Suppose you cast Fire Surge with a 25% magic damage bonus. Fire Surge starts at 24 base. A simple percentage step gives 30 max hit after flooring. If you are also using a valid Slayer task bonus, that rises again. In another scenario, imagine Ice Barrage with 15% damage. The base 30 becomes 34 after flooring. That single jump from 30 to 34 improves every successful cast and can noticeably speed up barrage tasks.

Now consider a Trident of the swamp at 99 visible Magic. Its base starts at 31 before your percentage damage bonus. With 25% damage bonus, that reaches 38 after flooring. Those are the kinds of breakpoint jumps that make high end magic gear especially valuable in sustained PvM.

Final takeaways

An old school runescape max hit calculator for magic is best used as a precision tool, not just a novelty. It helps you understand whether your spell choice is efficient, whether your gear is giving meaningful damage, and whether a situational modifier is worth building around. In OSRS, the best magic setups are often defined by breakpoints, not just aesthetics or item cost. If a piece of equipment does not move your max hit in the situation you care about, it may be less valuable than it appears.

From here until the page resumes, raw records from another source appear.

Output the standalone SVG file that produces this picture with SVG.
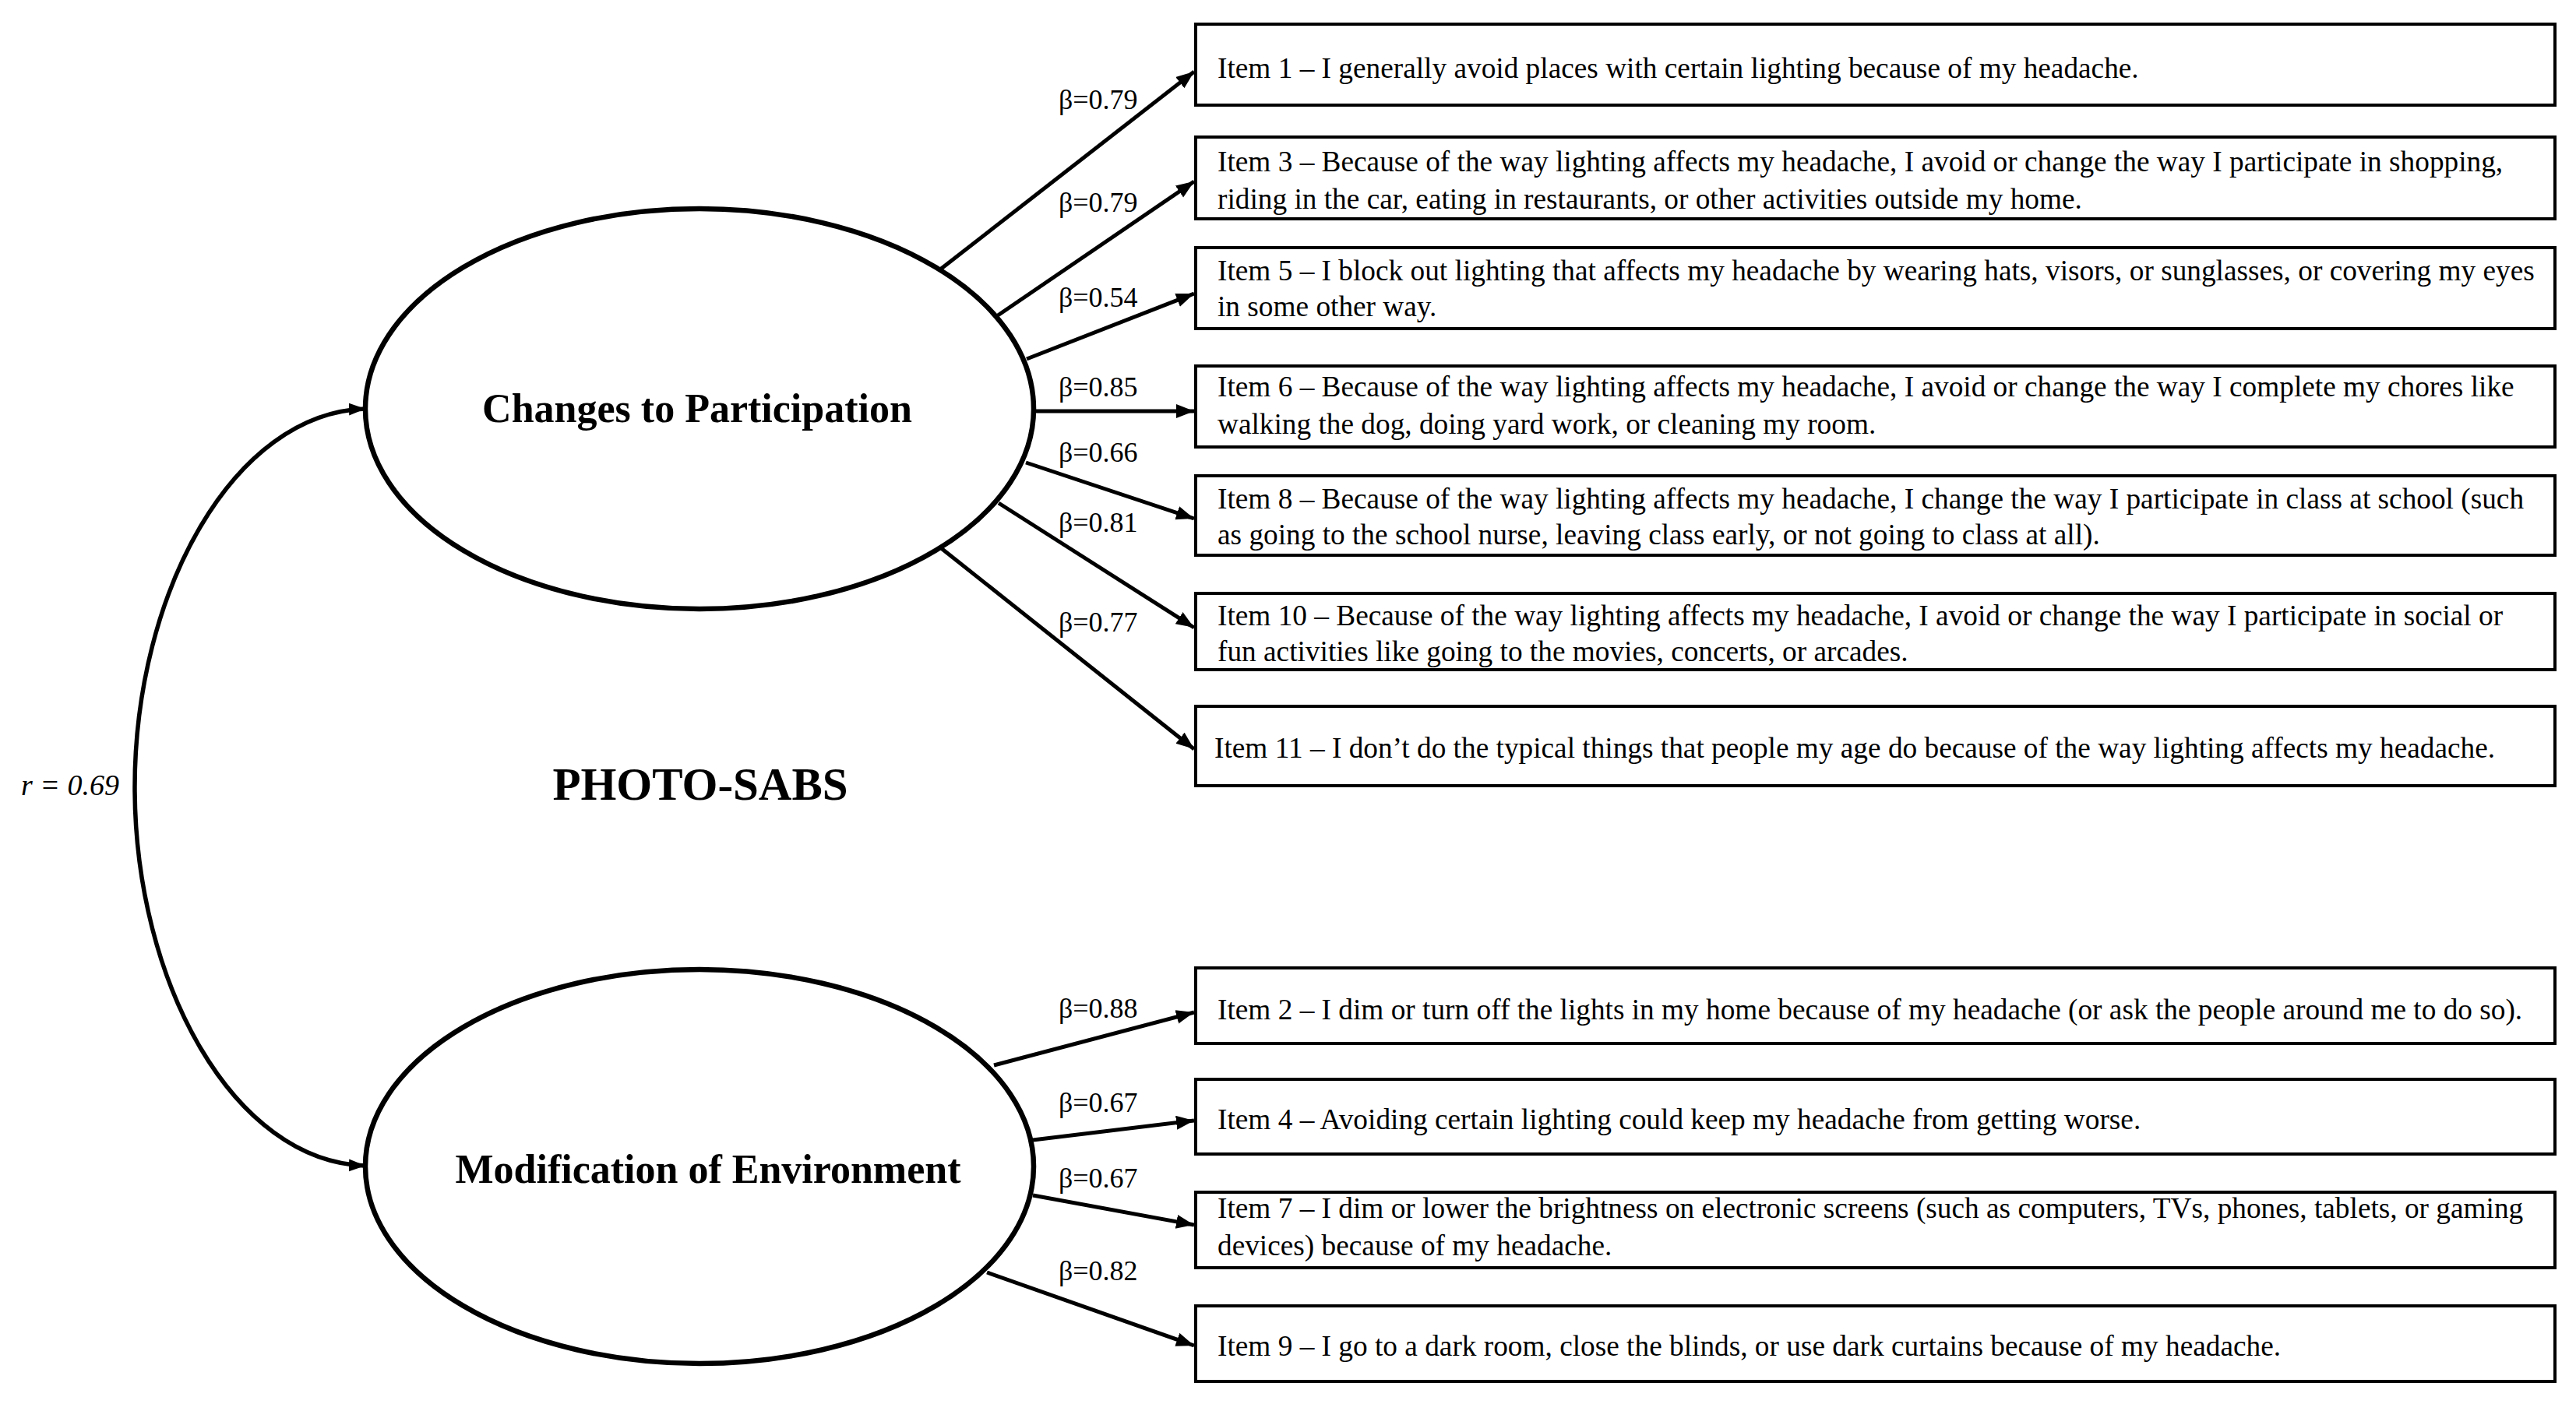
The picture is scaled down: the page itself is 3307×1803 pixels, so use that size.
<svg xmlns="http://www.w3.org/2000/svg" width="3307" height="1803" viewBox="0 0 3307 1803">
<style>
.bg{fill:#fff}
.latent{fill:#fff;stroke:#000;stroke-width:6.5}
.box{fill:#fff;stroke:#000;stroke-width:4}
.lname{font-family:"Liberation Serif","Times New Roman",serif;font-weight:bold;font-size:52px;fill:#000;text-anchor:middle}
.item{font-family:"Liberation Serif","Times New Roman",serif;font-size:37.3px;fill:#000}
.beta{font-family:"Liberation Serif","Times New Roman",serif;font-size:36px;fill:#000}
.title{font-family:"Liberation Serif","Times New Roman",serif;font-weight:bold;font-size:59px;fill:#000;text-anchor:middle}
.corr{font-family:"Liberation Serif","Times New Roman",serif;font-style:italic;font-size:38px;fill:#000}
.edge{fill:none;stroke:#000;stroke-width:5;marker-end:url(#ah)}
.arc{fill:none;stroke:#000;stroke-width:5.5;marker-start:url(#ah2);marker-end:url(#ah2)}
</style>
<defs>
<marker id="ah" markerUnits="userSpaceOnUse" markerWidth="26" markerHeight="20" refX="23" refY="9" orient="auto" viewBox="0 0 26 20">
<path d="M0,0 L23,9 L0,18 z" fill="#000"/>
</marker>
<marker id="ah2" markerUnits="userSpaceOnUse" markerWidth="24" markerHeight="20" refX="21" refY="8" orient="auto-start-reverse" viewBox="0 0 24 20">
<path d="M0,0 L21,8 L0,16 z" fill="#000"/>
</marker>
</defs>
<rect class="bg" x="0" y="0" width="3307" height="1803"/>

<g id="connectors">
<path class="arc" d="M469,525 C300,530 173,760 173,1011 C173,1262 300,1492 469,1497"/>
<line class="edge" x1="1207" y1="346" x2="1533" y2="92"/>
<line class="edge" x1="1281" y1="405" x2="1533" y2="233"/>
<line class="edge" x1="1318" y1="461" x2="1533" y2="377"/>
<line class="edge" x1="1327" y1="528" x2="1533" y2="528"/>
<line class="edge" x1="1317" y1="594" x2="1533" y2="666"/>
<line class="edge" x1="1282" y1="646" x2="1533" y2="806"/>
<line class="edge" x1="1207" y1="703" x2="1533" y2="962"/>
<line class="edge" x1="1276" y1="1368" x2="1533" y2="1300"/>
<line class="edge" x1="1326" y1="1464" x2="1533" y2="1439"/>
<line class="edge" x1="1326" y1="1535" x2="1533" y2="1573"/>
<line class="edge" x1="1267" y1="1634" x2="1533" y2="1728"/>
<text class="corr" x="27" y="1021">r = 0.69</text>
<text class="beta" x="1359" y="140">β=0.79</text>
<text class="beta" x="1359" y="272">β=0.79</text>
<text class="beta" x="1359" y="394">β=0.54</text>
<text class="beta" x="1359" y="509">β=0.85</text>
<text class="beta" x="1359" y="593">β=0.66</text>
<text class="beta" x="1359" y="683">β=0.81</text>
<text class="beta" x="1359" y="811">β=0.77</text>
<text class="beta" x="1359" y="1307">β=0.88</text>
<text class="beta" x="1359" y="1428">β=0.67</text>
<text class="beta" x="1359" y="1525">β=0.67</text>
<text class="beta" x="1359" y="1644">β=0.82</text>
</g>

<g id="changes-to-participation">
<ellipse class="latent" cx="898" cy="525" rx="429" ry="257"/>
<text class="lname" x="895" y="542">Changes to Participation</text>
</g>

<g id="modification-of-environment">
<ellipse class="latent" cx="898" cy="1498" rx="429" ry="253"/>
<text class="lname" x="909" y="1519">Modification of Environment</text>
</g>

<g id="photo-sabs">
<text class="title" x="899" y="1027">PHOTO-SABS</text>
</g>

<g id="item1">
<rect class="box" x="1535" y="31" width="1745" height="104"/>
<text class="item" x="1563" y="100">Item 1 – I generally avoid places with certain lighting because of my headache.</text>
</g>
<g id="item3">
<rect class="box" x="1535" y="176" width="1745" height="105"/>
<text class="item" x="1563" y="220">Item 3 – Because of the way lighting affects my headache, I avoid or change the way I participate in shopping,</text>
<text class="item" x="1563" y="268">riding in the car, eating in restaurants, or other activities outside my home.</text>
</g>
<g id="item5">
<rect class="box" x="1535" y="318" width="1745" height="104"/>
<text class="item" x="1563" y="360">Item 5 – I block out lighting that affects my headache by wearing hats, visors, or sunglasses, or covering my eyes</text>
<text class="item" x="1563" y="406">in some other way.</text>
</g>
<g id="item6">
<rect class="box" x="1535" y="470" width="1745" height="104"/>
<text class="item" x="1563" y="509">Item 6 – Because of the way lighting affects my headache, I avoid or change the way I complete my chores like</text>
<text class="item" x="1563" y="557">walking the dog, doing yard work, or cleaning my room.</text>
</g>
<g id="item8">
<rect class="box" x="1535" y="611" width="1745" height="102"/>
<text class="item" x="1563" y="653">Item 8 – Because of the way lighting affects my headache, I change the way I participate in class at school (such</text>
<text class="item" x="1563" y="699">as going to the school nurse, leaving class early, or not going to class at all).</text>
</g>
<g id="item10">
<rect class="box" x="1535" y="762" width="1745" height="98"/>
<text class="item" x="1563" y="803">Item 10 – Because of the way lighting affects my headache, I avoid or change the way I participate in social or</text>
<text class="item" x="1563" y="849">fun activities like going to the movies, concerts, or arcades.</text>
</g>
<g id="item11">
<rect class="box" x="1535" y="907" width="1745" height="102"/>
<text class="item" x="1559" y="973">Item 11 – I don’t do the typical things that people my age do because of the way lighting affects my headache.</text>
</g>
<g id="item2">
<rect class="box" x="1535" y="1243" width="1745" height="97"/>
<text class="item" x="1563" y="1309">Item 2 – I dim or turn off the lights in my home because of my headache (or ask the people around me to do so).</text>
</g>
<g id="item4">
<rect class="box" x="1535" y="1386" width="1745" height="96"/>
<text class="item" x="1563" y="1450">Item 4 – Avoiding certain lighting could keep my headache from getting worse.</text>
</g>
<g id="item7">
<rect class="box" x="1535" y="1531" width="1745" height="97"/>
<text class="item" x="1563" y="1564">Item 7 – I dim or lower the brightness on electronic screens (such as computers, TVs, phones, tablets, or gaming</text>
<text class="item" x="1563" y="1612">devices) because of my headache.</text>
</g>
<g id="item9">
<rect class="box" x="1535" y="1677" width="1745" height="97"/>
<text class="item" x="1563" y="1741">Item 9 – I go to a dark room, close the blinds, or use dark curtains because of my headache.</text>
</g>
</svg>
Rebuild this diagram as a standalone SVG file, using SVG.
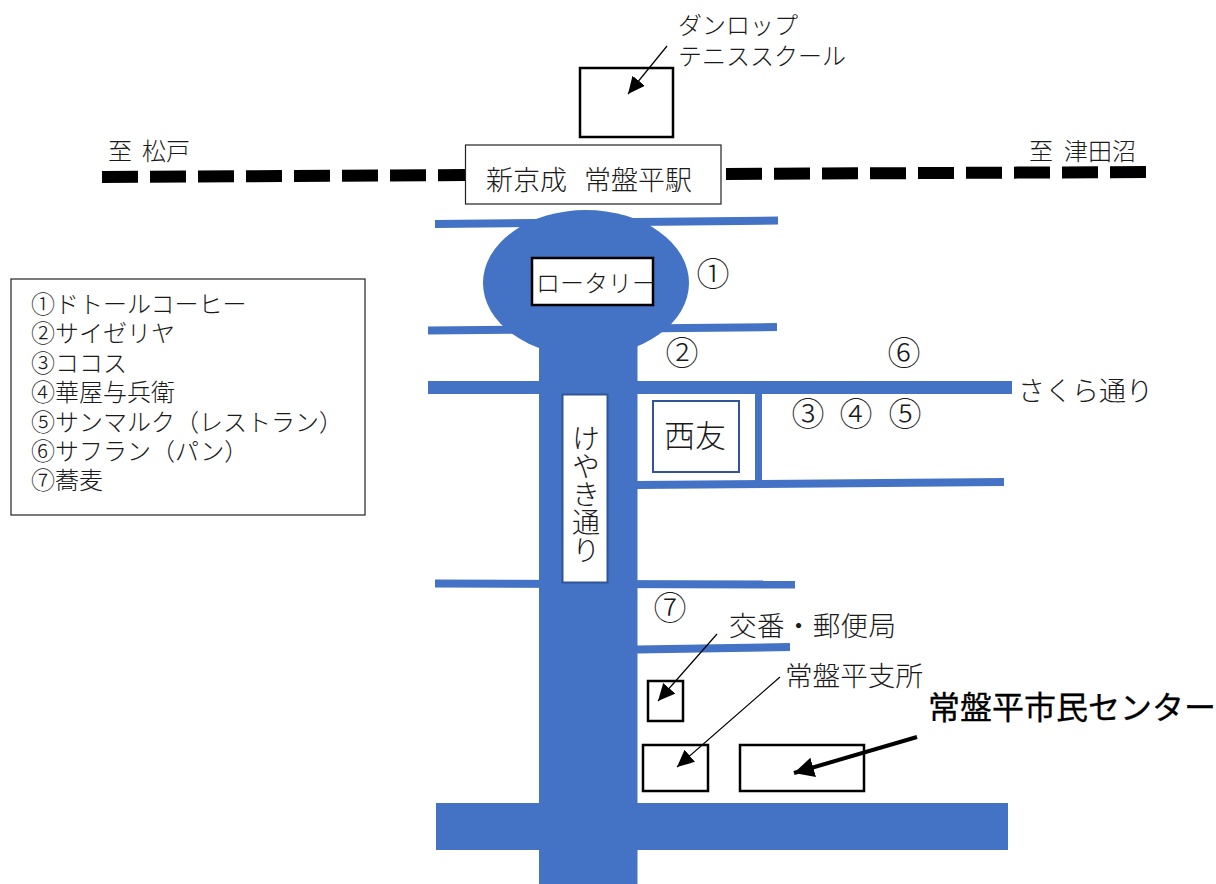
<svg xmlns="http://www.w3.org/2000/svg" width="1216" height="884" viewBox="0 0 1216 884" lang="ja">
<style>
text{font-family:"Noto Sans CJK JP","Noto Sans CJK SC",sans-serif;font-weight:300;fill:#1a1a1a}
.road{stroke:#4472c4;fill:none}
.box{fill:#fff;stroke:#000;stroke-width:2.5}
.thin{fill:#fff;stroke:#222;stroke-width:1.2}
.rail{stroke:#000;stroke-width:12;stroke-dasharray:36 12;fill:none}
.leg{font-size:24px}
.num{font-size:33px;text-anchor:middle}
.l24{font-size:24px}
.l27{font-size:27.6px}
</style>
<defs>
<marker id="ah" markerUnits="userSpaceOnUse" markerWidth="18" markerHeight="18" refX="17" refY="8" orient="auto"><path d="M0 0L17 8L0 16Z" fill="#000"/></marker>
<marker id="ahb" markerUnits="userSpaceOnUse" markerWidth="22" markerHeight="22" refX="20" refY="10" orient="auto"><path d="M0 0L20 10L0 20Z" fill="#000"/></marker>
</defs>
<g id="roads">
<path class="road" stroke-width="8" d="M435 224L778 220.5"/>
<path class="road" stroke-width="8" d="M428 330.500L777 327"/>
<path class="road" stroke-width="13" d="M428 387.500H1012"/>
<path class="road" stroke-width="7" d="M758.500 390V482"/>
<path class="road" stroke-width="8" d="M637 485L1004 482"/>
<path class="road" stroke-width="8" d="M435 583.500L795 584.500"/>
<path class="road" stroke-width="8" d="M637 649.500L790 647"/>
<ellipse cx="586" cy="283" rx="103" ry="73" fill="#4472c4"/>
<rect x="539" y="340" width="98.500" height="544" fill="#4472c4"/>
<rect x="436" y="803" width="572" height="47" fill="#4472c4"/>
</g>
<g id="rail">
<path class="rail" d="M102 177L465 175"/>
<path class="rail" d="M726 174L1146 172"/>
</g>
<g id="dunlop"><rect class="box" x="580" y="68" width="93" height="69"/><text class="l24"><tspan x="678" y="34">ダンロップ</tspan><tspan x="678" y="65">テニススクール</tspan></text></g>
<g id="station"><rect class="thin" x="465.500" y="145" width="255.500" height="59"/><text x="486" y="190" font-size="27">新京成<tspan x="584">常盤平駅</tspan></text></g>
<g id="rotary"><rect class="box" x="532" y="258" width="121" height="47"/><text x="536" y="292" font-size="24">ロータリー</text></g>
<g id="keyaki"><rect x="562.500" y="394.500" width="45" height="188" fill="#fff" stroke="#2f5597" stroke-width="2"/><text x="586" y="424" font-size="28" style="writing-mode:vertical-rl;text-orientation:upright" text-anchor="start">けやき通り</text></g>
<g id="seiyu"><rect x="653" y="401" width="86" height="71" fill="#fff" stroke="#2f5597" stroke-width="2"/><text x="664" y="447" font-size="31">西友</text></g>
<g id="koban"><rect class="box" x="648" y="681" width="35" height="40"/><text class="l27" x="729" y="636" textLength="167">交番・郵便局</text></g>
<g id="shisho"><rect class="box" x="643" y="745" width="65" height="46"/><text class="l27" x="785" y="686">常盤平支所</text></g>
<g id="center"><rect class="box" x="740" y="745" width="124" height="46"/><text x="928" y="719" font-size="32" style="font-weight:400;fill:#000;stroke:#000;stroke-width:.3">常盤平市民センター</text></g>
<g id="connectors" fill="none" stroke="#000">
<path stroke-width="1.200" marker-end="url(#ah)" d="M667 46L628 94"/>
<path stroke-width="1.200" marker-end="url(#ah)" d="M717 634L658 701"/>
<path stroke-width="1.200" marker-end="url(#ah)" d="M780 677L677 767"/>
<path stroke-width="4" marker-end="url(#ahb)" d="M917 737L794 773"/>
</g>
<g id="legend"><rect class="thin" x="11" y="279" width="354" height="236"/>
<text class="leg"><tspan x="31" y="313">①ドトールコーヒー</tspan><tspan x="31" y="342">②サイゼリヤ</tspan><tspan x="31" y="372">③ココス</tspan><tspan x="31" y="401">④華屋与兵衛</tspan><tspan x="31" y="431">⑤サンマルク（レストラン）</tspan><tspan x="31" y="460">⑥サフラン（パン）</tspan><tspan x="31" y="489">⑦蕎麦</tspan></text>
</g>
<g id="labels">
<text class="l24" x="108" y="160">至<tspan x="142">松戸</tspan></text>
<text class="l24" x="1029" y="160">至<tspan x="1064">津田沼</tspan></text>
<text x="1018" y="401" font-size="27">さくら通り</text>
<text class="num" x="713" y="286">①</text>
<text class="num" x="682" y="365">②</text>
<text class="num" x="904" y="365">⑥</text>
<text class="num" x="808" y="426">③</text>
<text class="num" x="856" y="426">④</text>
<text class="num" x="905" y="426">⑤</text>
<text class="num" x="670" y="620">⑦</text>
</g>
</svg>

Use the calculator whenever you change spellbook, switch to a powered staff, put on new damage gear, or plan Slayer and bossing loadouts. A few seconds of calculation can save millions of gold, improve kills per hour, and help you make smarter progression choices across the entire game.

Note: This page is a practical planning calculator for common OSRS magic scenarios. Game updates can alter spell, item, or equipment interactions over time, so always verify edge cases with current in game information if you are testing a niche setup.